━━━ Record list ━━━

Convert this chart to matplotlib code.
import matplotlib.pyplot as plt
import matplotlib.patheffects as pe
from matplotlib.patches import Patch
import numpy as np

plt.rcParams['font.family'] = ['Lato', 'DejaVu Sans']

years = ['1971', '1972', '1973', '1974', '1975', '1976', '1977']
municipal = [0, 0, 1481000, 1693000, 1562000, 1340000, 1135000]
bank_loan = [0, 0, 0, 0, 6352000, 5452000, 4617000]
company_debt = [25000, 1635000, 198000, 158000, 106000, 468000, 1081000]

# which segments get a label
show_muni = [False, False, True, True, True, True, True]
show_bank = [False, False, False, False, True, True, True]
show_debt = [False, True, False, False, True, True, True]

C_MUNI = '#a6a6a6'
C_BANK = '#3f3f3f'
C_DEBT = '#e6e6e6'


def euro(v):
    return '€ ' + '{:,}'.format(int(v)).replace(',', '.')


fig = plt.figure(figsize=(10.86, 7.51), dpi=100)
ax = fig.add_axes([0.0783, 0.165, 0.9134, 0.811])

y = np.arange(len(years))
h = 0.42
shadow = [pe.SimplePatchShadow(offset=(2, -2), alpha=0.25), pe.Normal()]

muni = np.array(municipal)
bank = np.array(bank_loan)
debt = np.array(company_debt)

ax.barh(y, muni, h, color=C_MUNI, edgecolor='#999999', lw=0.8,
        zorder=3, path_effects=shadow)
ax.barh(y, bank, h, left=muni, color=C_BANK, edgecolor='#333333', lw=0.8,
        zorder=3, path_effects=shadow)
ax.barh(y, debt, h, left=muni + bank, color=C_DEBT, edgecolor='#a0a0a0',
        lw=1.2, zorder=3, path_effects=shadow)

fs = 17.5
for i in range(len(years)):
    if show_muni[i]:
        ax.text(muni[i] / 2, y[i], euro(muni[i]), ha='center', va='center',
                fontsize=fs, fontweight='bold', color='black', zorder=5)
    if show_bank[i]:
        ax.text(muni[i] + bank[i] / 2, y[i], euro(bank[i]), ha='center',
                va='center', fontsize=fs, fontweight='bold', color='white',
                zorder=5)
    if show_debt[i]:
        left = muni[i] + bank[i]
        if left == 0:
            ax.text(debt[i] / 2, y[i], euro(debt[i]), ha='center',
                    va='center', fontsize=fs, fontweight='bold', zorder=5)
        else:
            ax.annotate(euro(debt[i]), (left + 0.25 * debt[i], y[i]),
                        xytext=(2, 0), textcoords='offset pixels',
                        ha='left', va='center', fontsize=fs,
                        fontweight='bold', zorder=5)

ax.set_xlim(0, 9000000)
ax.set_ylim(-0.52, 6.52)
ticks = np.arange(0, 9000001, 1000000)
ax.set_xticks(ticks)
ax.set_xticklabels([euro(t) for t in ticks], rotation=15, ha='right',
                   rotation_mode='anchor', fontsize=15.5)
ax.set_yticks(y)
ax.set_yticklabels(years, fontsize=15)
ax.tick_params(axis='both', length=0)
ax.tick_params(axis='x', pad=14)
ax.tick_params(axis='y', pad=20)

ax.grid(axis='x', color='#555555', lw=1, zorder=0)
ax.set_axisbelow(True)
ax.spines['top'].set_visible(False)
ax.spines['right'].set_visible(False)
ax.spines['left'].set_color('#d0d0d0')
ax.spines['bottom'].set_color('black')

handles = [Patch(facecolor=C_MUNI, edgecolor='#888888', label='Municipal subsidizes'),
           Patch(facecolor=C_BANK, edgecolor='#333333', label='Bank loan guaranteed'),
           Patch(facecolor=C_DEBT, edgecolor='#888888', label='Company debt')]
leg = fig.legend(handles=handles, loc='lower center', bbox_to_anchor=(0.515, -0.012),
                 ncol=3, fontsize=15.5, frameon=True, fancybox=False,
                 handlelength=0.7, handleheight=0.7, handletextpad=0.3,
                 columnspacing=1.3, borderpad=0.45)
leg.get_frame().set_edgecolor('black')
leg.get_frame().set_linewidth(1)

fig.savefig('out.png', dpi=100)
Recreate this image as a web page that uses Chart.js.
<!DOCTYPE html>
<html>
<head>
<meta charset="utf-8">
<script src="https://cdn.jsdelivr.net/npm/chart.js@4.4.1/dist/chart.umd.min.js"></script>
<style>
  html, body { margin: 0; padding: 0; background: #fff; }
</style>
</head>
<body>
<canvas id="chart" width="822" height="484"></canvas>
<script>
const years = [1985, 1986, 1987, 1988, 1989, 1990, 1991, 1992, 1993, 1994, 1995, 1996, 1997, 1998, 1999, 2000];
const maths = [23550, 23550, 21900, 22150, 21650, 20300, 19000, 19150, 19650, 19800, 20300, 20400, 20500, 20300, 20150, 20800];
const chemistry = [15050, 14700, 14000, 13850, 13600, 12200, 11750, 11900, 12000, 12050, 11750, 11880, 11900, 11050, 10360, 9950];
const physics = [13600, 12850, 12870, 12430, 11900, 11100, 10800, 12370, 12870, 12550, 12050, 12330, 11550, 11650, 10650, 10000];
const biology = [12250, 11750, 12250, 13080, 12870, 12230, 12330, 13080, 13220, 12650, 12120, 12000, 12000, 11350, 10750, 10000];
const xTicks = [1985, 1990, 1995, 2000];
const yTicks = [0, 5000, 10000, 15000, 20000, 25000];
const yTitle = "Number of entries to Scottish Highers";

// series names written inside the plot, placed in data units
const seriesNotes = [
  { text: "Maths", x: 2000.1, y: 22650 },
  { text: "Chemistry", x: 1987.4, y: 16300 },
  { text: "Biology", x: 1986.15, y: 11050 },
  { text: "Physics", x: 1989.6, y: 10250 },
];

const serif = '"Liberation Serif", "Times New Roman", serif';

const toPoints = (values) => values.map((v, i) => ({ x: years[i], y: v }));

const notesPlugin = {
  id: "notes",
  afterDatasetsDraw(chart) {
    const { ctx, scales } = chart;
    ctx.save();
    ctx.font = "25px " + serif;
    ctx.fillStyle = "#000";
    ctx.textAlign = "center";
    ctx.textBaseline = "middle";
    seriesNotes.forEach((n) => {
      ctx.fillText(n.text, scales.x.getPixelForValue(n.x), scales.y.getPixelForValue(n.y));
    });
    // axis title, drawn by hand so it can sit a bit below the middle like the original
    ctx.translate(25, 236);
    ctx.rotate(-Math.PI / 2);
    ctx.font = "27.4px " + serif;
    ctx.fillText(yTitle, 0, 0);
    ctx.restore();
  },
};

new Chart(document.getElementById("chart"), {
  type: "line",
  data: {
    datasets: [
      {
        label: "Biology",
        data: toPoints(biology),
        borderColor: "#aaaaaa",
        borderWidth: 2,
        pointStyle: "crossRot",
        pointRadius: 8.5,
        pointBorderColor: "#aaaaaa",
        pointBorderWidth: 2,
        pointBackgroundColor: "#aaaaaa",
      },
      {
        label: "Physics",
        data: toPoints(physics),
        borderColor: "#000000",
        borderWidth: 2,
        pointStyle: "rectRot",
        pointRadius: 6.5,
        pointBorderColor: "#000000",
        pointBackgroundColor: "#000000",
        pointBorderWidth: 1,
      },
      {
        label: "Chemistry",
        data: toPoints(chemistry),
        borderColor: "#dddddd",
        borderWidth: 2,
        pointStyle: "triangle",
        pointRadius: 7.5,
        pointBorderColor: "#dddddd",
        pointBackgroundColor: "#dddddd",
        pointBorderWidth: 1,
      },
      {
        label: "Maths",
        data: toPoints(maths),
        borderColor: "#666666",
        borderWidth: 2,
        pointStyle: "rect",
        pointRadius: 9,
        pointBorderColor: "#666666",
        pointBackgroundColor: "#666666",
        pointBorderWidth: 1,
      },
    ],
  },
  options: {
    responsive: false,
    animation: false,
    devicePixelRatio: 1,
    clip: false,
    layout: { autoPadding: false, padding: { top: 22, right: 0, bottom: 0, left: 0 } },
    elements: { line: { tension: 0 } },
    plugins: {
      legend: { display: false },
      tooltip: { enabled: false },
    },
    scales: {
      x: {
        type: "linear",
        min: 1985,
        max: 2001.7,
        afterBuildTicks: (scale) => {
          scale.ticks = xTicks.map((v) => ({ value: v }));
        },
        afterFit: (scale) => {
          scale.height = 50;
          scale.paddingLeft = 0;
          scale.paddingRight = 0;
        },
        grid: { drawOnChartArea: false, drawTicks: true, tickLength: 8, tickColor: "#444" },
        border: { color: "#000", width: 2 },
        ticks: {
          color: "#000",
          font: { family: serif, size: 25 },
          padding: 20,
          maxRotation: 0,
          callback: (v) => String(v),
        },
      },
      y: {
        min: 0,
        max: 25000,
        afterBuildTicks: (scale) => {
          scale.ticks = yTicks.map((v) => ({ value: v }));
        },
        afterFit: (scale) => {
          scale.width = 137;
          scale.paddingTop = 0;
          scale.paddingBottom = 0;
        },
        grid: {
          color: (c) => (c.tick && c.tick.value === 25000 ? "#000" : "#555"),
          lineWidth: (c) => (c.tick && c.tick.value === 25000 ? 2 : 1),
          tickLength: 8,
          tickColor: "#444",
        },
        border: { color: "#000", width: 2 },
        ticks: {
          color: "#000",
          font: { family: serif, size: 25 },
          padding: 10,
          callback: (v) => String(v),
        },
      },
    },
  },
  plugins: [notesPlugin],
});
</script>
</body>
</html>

━━━

[Requirements]
Using the entries above, find all lines with "matplotlib". Copy them.

[Exercise output]
Convert this chart to matplotlib code.
import matplotlib.pyplot as plt
import matplotlib.patheffects as pe
from matplotlib.patches import Patch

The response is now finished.